Ecumenical Council Documents
  • General Council of Trent (1545)
    • Decree Concerning Purgatory
      • " Since the Catholic Church, instructed by the Holy Ghost, has, following the sacred writings and the ancient tradition of the Fathers, taught in sacred councils and very recently in this ecumenical council that there is a purgatory, and that the souls there detained are aided by the suffrages of the faithful and chiefly by the acceptable sacrifice of the altar, the holy council commands the bishops that they strive diligently to the end that the sound doctrine of purgatory, transmitted by the Fathers and sacred councils, be believed and maintained by the faithful of Christ, and be everywhere taught and preached . The more difficult and subtle questions, however, and those that do not make for edification and from which there is for the most part no increase in piety, are to be excluded from popular instructions to uneducated people. Likewise, things that are uncertain or that have the appearance of falsehood they shall not permit to be made known publicly and discussed. But those things that tend to a certain kind of curiosity or superstition, or that savor of filthy lucre, they shall prohibit as scandals and stumbling-blocks to the faithful. The bishops shall see to it that the suffrages of the living, that is, the sacrifice of the mass, prayers, alms and other works of piety which they have been accustomed to perform for the faithful departed, be piously and devoutly discharged in accordance with the laws of the Church, and that whatever is due on their behalf from testamentary bequests or other ways, be discharged by the priests and ministers of the Church and others who are bound to render this service not in a perfunctory manner, but diligently and accurately."

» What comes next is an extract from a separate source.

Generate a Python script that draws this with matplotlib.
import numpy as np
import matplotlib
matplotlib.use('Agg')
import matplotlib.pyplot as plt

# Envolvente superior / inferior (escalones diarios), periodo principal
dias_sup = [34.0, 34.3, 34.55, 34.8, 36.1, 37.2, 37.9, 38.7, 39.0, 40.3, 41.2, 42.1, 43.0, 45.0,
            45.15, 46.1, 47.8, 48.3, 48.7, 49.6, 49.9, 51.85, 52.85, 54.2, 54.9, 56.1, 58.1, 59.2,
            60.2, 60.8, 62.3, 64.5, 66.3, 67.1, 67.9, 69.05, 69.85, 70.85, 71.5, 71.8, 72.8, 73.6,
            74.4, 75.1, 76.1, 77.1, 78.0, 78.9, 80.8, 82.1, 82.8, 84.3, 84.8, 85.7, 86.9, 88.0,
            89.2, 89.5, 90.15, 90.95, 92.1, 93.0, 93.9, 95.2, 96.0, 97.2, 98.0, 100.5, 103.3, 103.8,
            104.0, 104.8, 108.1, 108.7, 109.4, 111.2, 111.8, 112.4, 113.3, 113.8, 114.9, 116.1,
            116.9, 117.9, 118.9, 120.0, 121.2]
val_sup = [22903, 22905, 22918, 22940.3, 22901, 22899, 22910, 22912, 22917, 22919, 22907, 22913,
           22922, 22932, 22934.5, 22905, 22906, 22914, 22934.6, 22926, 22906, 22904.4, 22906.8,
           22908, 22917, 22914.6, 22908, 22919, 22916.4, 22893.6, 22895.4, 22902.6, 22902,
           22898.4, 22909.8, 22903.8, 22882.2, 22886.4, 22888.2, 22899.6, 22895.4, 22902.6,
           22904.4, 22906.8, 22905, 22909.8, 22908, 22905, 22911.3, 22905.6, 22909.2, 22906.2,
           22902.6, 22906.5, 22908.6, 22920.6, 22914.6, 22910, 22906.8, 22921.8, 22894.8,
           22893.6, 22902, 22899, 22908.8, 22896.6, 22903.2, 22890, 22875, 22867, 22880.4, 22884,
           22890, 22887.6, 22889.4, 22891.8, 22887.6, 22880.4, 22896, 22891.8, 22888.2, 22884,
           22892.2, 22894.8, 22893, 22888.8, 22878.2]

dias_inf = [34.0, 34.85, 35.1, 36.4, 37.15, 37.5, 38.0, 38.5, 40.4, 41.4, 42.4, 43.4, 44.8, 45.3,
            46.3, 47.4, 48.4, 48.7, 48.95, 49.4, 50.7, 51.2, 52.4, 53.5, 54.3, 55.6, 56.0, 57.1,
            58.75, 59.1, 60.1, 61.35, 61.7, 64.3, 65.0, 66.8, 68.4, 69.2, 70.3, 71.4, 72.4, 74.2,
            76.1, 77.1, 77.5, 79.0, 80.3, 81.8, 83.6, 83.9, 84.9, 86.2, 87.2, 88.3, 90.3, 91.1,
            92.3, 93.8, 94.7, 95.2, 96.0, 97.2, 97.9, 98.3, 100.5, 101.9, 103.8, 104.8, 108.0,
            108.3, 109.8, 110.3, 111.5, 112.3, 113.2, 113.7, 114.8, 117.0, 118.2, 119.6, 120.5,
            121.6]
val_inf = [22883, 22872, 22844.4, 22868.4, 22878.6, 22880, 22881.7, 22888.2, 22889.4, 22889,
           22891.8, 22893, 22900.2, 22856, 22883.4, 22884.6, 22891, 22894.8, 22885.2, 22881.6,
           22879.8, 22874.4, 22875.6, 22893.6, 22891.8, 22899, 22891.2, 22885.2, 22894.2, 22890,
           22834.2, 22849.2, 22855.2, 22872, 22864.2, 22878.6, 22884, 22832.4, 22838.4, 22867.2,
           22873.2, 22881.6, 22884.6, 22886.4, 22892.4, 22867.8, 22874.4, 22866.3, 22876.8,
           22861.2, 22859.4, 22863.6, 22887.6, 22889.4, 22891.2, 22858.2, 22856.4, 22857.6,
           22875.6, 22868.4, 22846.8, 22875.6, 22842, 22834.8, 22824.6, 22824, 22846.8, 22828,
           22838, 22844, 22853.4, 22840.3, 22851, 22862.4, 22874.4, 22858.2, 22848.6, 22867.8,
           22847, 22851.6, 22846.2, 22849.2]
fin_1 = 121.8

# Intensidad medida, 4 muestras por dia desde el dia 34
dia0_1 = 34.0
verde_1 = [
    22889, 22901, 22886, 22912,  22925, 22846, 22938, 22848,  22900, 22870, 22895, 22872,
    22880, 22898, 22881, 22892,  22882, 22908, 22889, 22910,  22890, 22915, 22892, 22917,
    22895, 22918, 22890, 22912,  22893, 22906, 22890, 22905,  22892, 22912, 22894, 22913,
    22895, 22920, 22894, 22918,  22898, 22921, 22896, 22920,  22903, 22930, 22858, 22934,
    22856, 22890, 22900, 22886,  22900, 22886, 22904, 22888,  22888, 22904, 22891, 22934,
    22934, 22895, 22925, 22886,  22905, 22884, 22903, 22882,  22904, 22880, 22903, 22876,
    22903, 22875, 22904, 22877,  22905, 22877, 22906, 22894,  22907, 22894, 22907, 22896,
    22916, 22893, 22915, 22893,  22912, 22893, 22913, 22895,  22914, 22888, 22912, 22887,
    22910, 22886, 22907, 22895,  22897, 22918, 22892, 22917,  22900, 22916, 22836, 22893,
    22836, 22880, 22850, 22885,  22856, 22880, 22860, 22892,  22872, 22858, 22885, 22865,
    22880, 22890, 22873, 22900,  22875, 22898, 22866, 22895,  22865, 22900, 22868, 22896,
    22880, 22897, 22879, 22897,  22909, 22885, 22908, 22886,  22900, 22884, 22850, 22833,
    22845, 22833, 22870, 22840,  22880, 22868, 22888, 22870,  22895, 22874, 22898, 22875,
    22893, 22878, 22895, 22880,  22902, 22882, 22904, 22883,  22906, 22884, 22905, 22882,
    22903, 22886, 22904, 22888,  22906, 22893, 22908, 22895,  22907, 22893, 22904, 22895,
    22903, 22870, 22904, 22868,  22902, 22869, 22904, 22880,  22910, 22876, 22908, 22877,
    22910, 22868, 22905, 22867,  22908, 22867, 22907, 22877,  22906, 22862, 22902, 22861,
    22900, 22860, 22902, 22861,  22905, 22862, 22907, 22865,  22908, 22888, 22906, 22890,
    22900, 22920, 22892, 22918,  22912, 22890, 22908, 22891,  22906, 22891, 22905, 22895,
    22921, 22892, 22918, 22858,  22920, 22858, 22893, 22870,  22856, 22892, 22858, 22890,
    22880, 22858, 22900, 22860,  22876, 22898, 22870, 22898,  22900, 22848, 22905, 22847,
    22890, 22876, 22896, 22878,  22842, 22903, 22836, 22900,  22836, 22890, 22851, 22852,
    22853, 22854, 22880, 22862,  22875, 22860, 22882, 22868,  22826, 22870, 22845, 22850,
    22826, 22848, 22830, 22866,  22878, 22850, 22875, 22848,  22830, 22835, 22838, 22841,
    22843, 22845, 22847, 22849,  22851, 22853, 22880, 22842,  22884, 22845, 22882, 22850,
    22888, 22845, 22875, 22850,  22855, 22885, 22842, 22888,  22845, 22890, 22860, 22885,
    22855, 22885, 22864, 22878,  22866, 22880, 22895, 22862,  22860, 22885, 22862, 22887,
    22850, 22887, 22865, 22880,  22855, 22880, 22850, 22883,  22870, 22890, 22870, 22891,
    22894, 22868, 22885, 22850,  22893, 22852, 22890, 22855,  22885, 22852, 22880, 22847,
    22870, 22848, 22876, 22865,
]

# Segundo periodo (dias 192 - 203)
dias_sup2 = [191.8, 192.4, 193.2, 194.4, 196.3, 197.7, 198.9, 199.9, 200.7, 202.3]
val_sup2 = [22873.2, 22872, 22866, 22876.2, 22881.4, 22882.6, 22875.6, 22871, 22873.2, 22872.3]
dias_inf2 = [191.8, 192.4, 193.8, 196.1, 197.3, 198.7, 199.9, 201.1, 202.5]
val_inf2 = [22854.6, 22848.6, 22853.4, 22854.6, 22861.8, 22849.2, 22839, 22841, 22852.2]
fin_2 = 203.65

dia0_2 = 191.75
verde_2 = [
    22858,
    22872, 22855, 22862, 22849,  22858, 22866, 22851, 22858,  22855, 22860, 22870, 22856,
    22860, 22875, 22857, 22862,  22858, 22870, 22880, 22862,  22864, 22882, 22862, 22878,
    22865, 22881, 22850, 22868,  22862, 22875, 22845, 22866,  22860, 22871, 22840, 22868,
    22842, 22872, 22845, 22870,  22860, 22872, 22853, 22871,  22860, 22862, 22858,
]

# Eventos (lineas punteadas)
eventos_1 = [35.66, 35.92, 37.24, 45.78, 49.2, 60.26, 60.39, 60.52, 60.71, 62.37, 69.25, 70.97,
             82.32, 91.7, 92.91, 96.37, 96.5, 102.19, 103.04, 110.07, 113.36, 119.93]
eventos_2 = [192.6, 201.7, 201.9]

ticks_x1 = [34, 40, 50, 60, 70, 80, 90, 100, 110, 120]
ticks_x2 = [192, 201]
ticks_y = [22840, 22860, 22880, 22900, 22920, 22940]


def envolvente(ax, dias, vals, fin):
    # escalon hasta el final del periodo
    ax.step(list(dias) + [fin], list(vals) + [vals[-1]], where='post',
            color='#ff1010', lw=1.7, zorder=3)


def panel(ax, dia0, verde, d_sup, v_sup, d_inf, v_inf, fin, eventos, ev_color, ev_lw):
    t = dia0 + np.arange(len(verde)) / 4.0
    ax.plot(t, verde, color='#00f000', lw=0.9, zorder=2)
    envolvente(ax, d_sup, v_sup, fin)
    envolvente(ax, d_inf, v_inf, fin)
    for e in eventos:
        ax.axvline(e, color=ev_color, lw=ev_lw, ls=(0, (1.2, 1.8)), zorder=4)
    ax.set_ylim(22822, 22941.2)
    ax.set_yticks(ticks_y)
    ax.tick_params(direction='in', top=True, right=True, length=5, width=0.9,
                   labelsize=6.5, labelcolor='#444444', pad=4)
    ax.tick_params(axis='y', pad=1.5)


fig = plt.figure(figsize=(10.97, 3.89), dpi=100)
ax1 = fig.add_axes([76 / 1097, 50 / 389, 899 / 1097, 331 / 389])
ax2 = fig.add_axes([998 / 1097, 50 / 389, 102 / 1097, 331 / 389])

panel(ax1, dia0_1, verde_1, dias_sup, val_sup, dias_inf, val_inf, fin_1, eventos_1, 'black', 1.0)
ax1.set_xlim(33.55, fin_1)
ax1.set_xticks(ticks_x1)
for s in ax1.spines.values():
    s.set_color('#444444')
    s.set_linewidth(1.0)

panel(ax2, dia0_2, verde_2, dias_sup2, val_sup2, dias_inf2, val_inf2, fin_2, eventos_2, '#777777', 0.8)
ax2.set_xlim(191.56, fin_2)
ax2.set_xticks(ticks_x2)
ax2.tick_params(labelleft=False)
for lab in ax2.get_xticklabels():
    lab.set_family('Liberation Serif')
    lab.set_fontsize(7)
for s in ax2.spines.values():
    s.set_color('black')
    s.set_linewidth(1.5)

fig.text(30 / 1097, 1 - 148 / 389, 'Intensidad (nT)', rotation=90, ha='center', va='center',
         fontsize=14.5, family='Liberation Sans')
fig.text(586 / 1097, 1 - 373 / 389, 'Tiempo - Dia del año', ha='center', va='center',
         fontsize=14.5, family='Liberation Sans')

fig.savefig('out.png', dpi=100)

    • Canons Concerning Justification
      • "Canon 30. If anyone says that after the reception of the grace of justification the guilt is so remitted and the debt of eternal punishment so blotted out to every repentant sinner,  that no debt of temporal punishment remains to be discharged either in this world or in purgatory before the gates of heaven can be opened , let him be anathema."

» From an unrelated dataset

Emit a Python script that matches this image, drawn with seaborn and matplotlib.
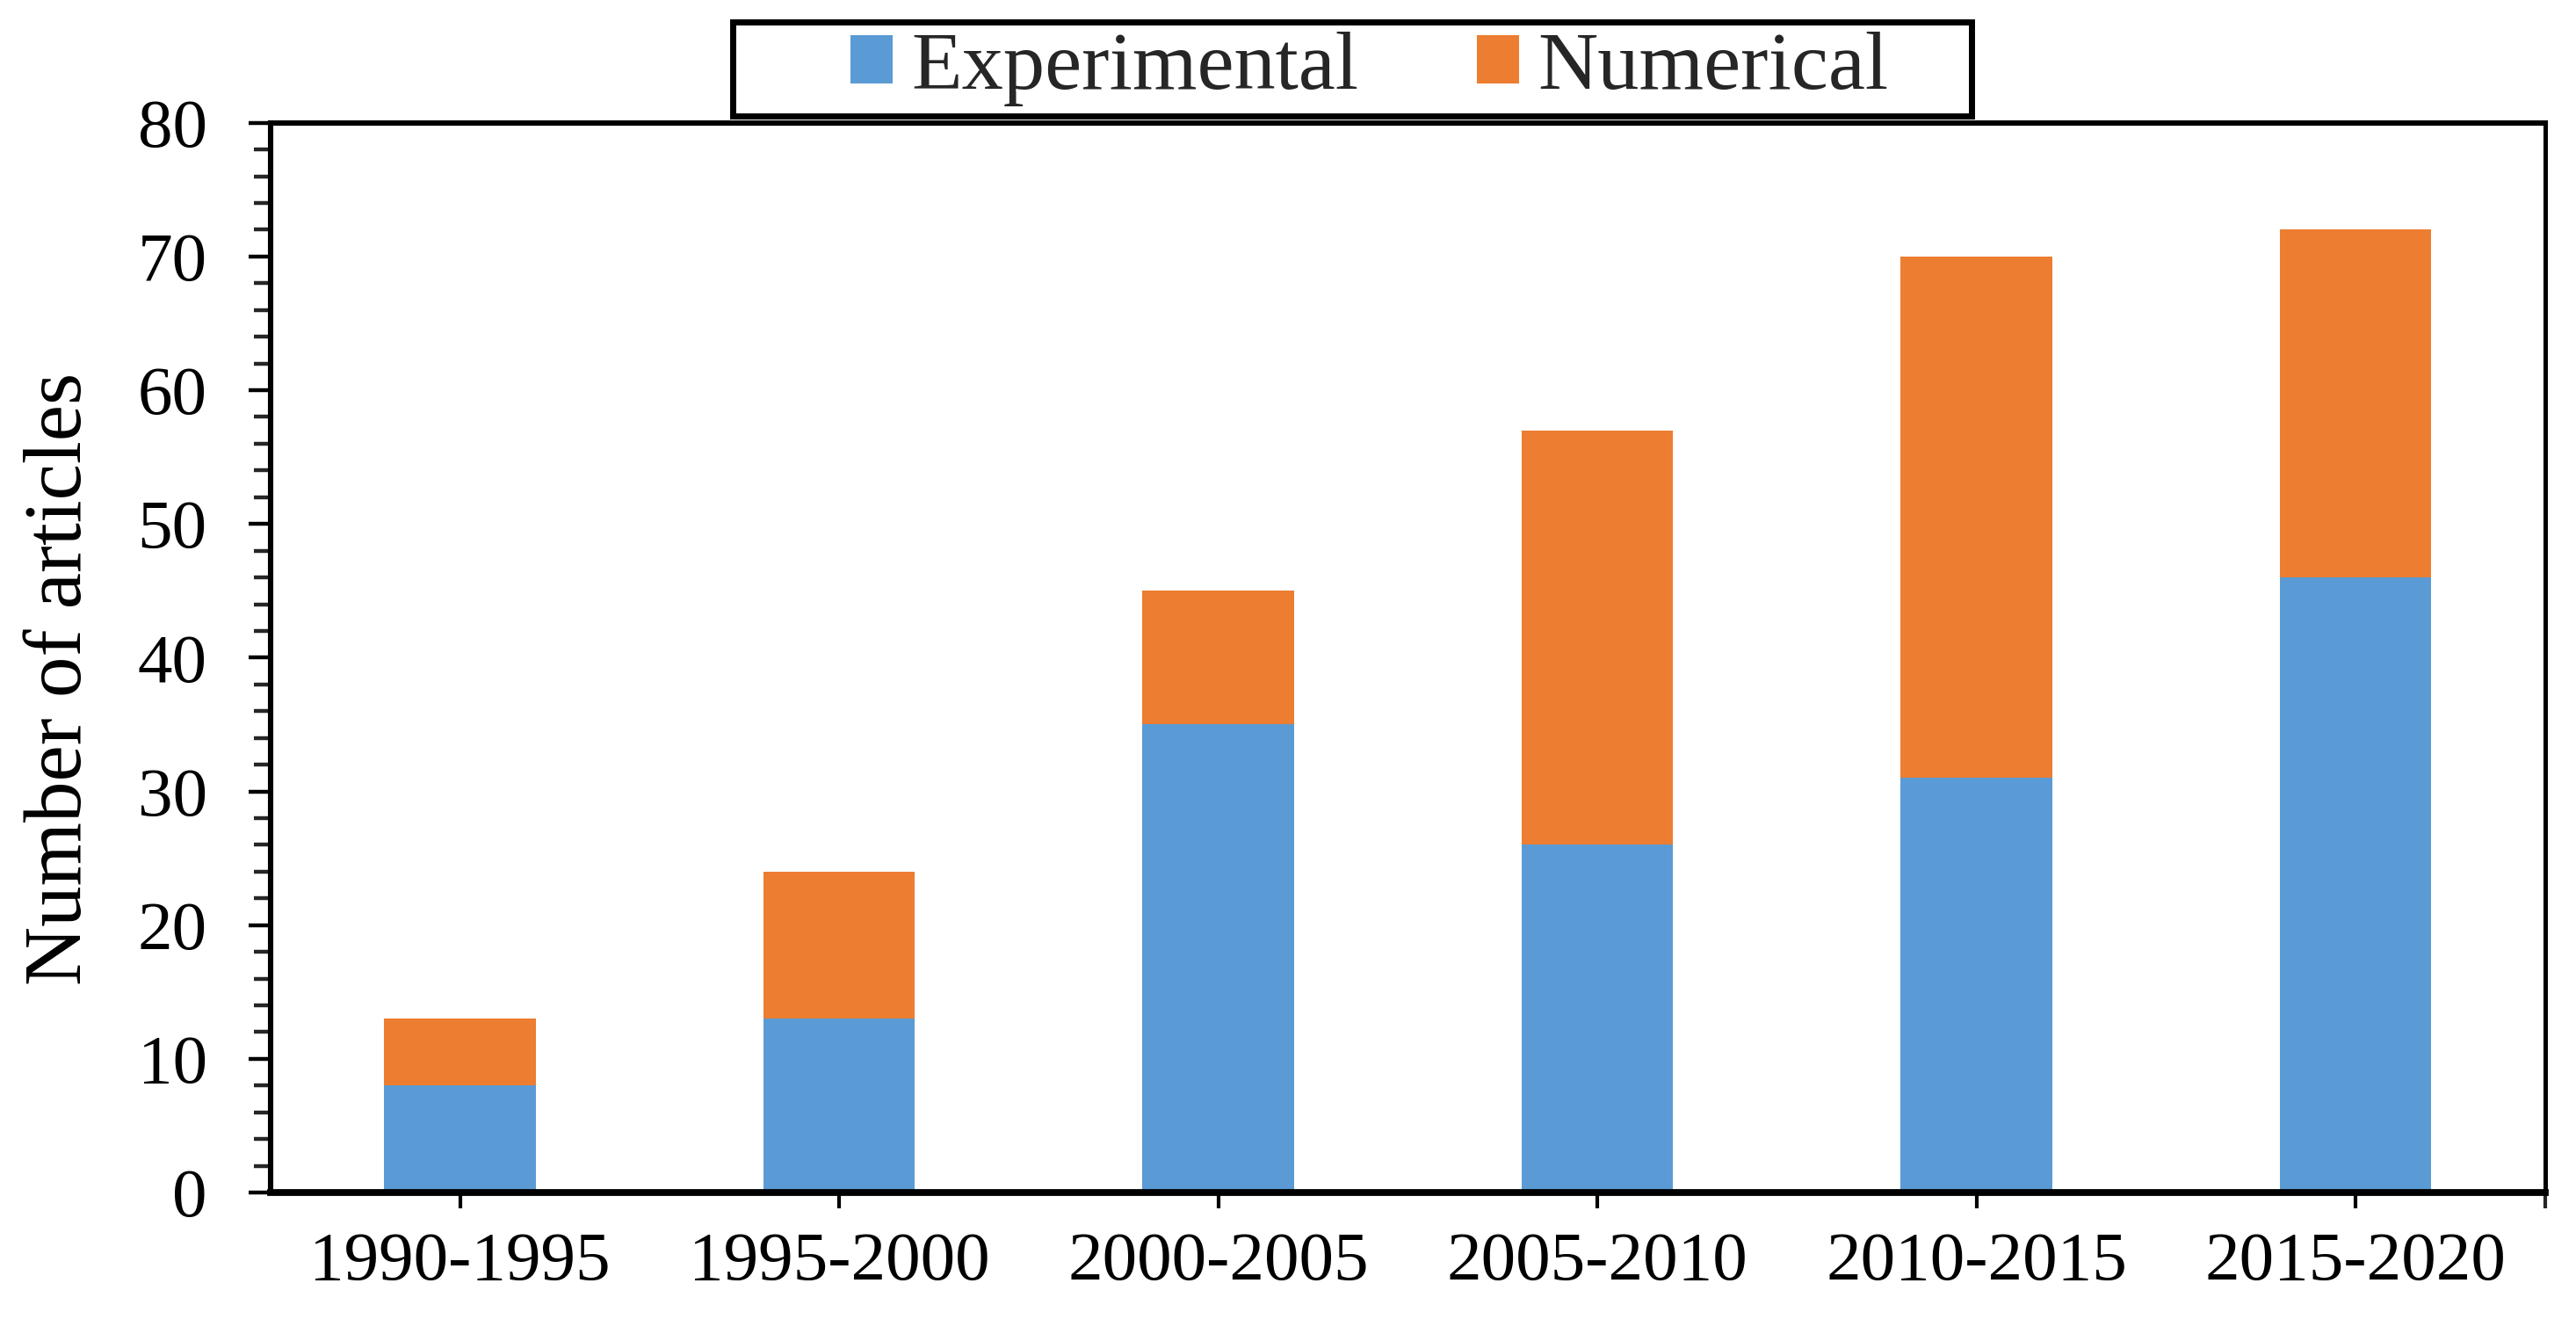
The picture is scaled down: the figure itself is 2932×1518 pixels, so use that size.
import matplotlib
matplotlib.use("Agg")
import matplotlib.pyplot as plt
import seaborn as sns
import pandas as pd
from matplotlib.patches import Patch, Rectangle
from matplotlib.ticker import MultipleLocator, FixedLocator

periods = ["1990-1995", "1995-2000", "2000-2005", "2005-2010", "2010-2015", "2015-2020"]
experimental = [8, 13, 35, 26, 31, 46]
numerical = [5, 11, 10, 31, 39, 26]
series_names = ["Experimental", "Numerical"]
colors = ["#5B9BD5", "#ED7D31"]
y_ticks = [0, 10, 20, 30, 40, 50, 60, 70, 80]

sns.set_theme(style="white")
plt.rcParams["font.family"] = ["Liberation Serif", "DejaVu Serif"]

df = pd.DataFrame({
    "period": periods,
    "Experimental": experimental,
    "Numerical": numerical,
})
df["total"] = df["Experimental"] + df["Numerical"]

fig = plt.figure(figsize=(14.66, 7.59), dpi=200)
ax = fig.add_axes([0.105, 0.106, 0.883, 0.802])

sns.barplot(data=df, x="period", y="total", color=colors[1], width=0.4,
            saturation=1, ax=ax, order=periods, linewidth=0)
sns.barplot(data=df, x="period", y="Experimental", color=colors[0], width=0.4,
            saturation=1, ax=ax, order=periods, linewidth=0)

ax.set_xlim(-0.5, len(periods) - 0.5)
ax.set_ylim(0, 80)
ax.yaxis.set_major_locator(FixedLocator(y_ticks))
ax.yaxis.set_minor_locator(MultipleLocator(2))
ax.xaxis.set_minor_locator(FixedLocator([len(periods) - 0.5]))

ax.set_xlabel("")
ax.set_ylabel("Number of articles", fontsize=33.5, color="black", labelpad=16, y=0.48)

for side in ["left", "bottom", "top", "right"]:
    ax.spines[side].set_visible(True)
    ax.spines[side].set_color("black")
ax.spines["left"].set_linewidth(2.2)
ax.spines["bottom"].set_linewidth(2.8)
ax.spines["top"].set_linewidth(2.2)
ax.spines["right"].set_linewidth(1.8)

ax.tick_params(axis="y", which="major", direction="out", length=9, width=1.6,
               labelsize=28.5, colors="black", left=True, pad=17)
ax.tick_params(axis="y", which="minor", direction="out", length=7, width=1.6, left=True)
ax.tick_params(axis="x", which="major", direction="out", length=6.5, width=1.5,
               labelsize=28.5, colors="black", bottom=True, pad=9.5)
ax.tick_params(axis="x", which="minor", direction="out", length=6.5, width=1.5, bottom=True)

# legend box
fig.patches.append(Rectangle((0.2845, 0.9130), 0.4808, 0.0705, transform=fig.transFigure,
                             facecolor="white", edgecolor="black", linewidth=2.5,
                             zorder=5))

handles = [Patch(facecolor=colors[0], edgecolor="none", label=series_names[0]),
           Patch(facecolor=colors[1], edgecolor="none", label=series_names[1])]
leg = fig.legend(handles=handles, loc="center left", bbox_to_anchor=(0.3302, 0.9483),
                 ncol=2, fontsize=34, frameon=False, handlelength=0.51, handleheight=0.51,
                 handletextpad=0.22, columnspacing=1.43, borderpad=0,
                 borderaxespad=0)
leg.set_zorder(6)

fig.savefig("out.png", dpi=200, facecolor="white")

  • 1st General Council of the Vatican (1869)
    • Profession of faith
      • "9.  I firmly hold that purgatory exists, and that the souls detained there are helped by the suffrages of the faithful . Likewise, that the saints reigning with Christ are to be honored and prayed to, and that they offer prayers to God on our behalf, and that their relics should be venerated."
Papal Encyclical Documents
  • Quod Hoc Ineunte (1824) - This is the Beginning - Leo XII
    • "You must also discuss carefully how much efficacy there is in indulgences; how great is the fruit of remission, not only of the canonical but also of the temporal punishment due for sins; and finally, how much aid from the treasure of merits from Christ and the saints may be applied to those who died truly penitent before they had made adequate satisfaction for their sins.  Their souls must be purified in the fires of purgatory so that entry into the eternal fatherland may open to them ."

  • Amantissimi Redemptoris (1858) - Beloved Redeemer - Pius IX
    • "Wherefore, from the apostolic tradition, we offer the divine sacrifice of the Mass "for the universal peace of the Churches; for the right disposition of the world; for rulers, soldiers, allies; those laboring with infirmity; those oppressed by afflictions; for all who are in need;  for those detained in purgatory; with the belief that it will be a help to those souls for whom prayer is offered before the holy and most awesome victim lying before us ."

  • Mediator Dei (1947) - Mediator of God - Pius XII
    • "She has a further solemn blessing and invocation for those of her children who dedicate themselves to the service of God in the life of religious perfection.  Finally, she extends to the souls in purgatory, who implore her intercession and her prayers, the helping hand which may lead them happily at last to eternal blessedness in heaven ."
Fathers and Doctors of the Church Documents
  • De Civitate Dei (Book 20) (426) - City of God - Augustine
    • Chapter 26: Of the Sacrifices Offered to God by the Saints, Which are  to Be Pleasing to Him, as in the Primitive Days and Former Years.
      • "As, therefore,  after the judgment those who are worthy of such purification shall be purified even by fire, and shall be rendered thoroughly sinless, and shall offer themselves to God in righteousness, and be indeed victims immaculate and free from all blemish whatever , they shall then certainly be, as in the primitive days, and as in former years, when the purest victims were offered, the shadow of this future reality. For there shall then be in the body and soul of the saints the purity which was symbolized in the bodies of these victims."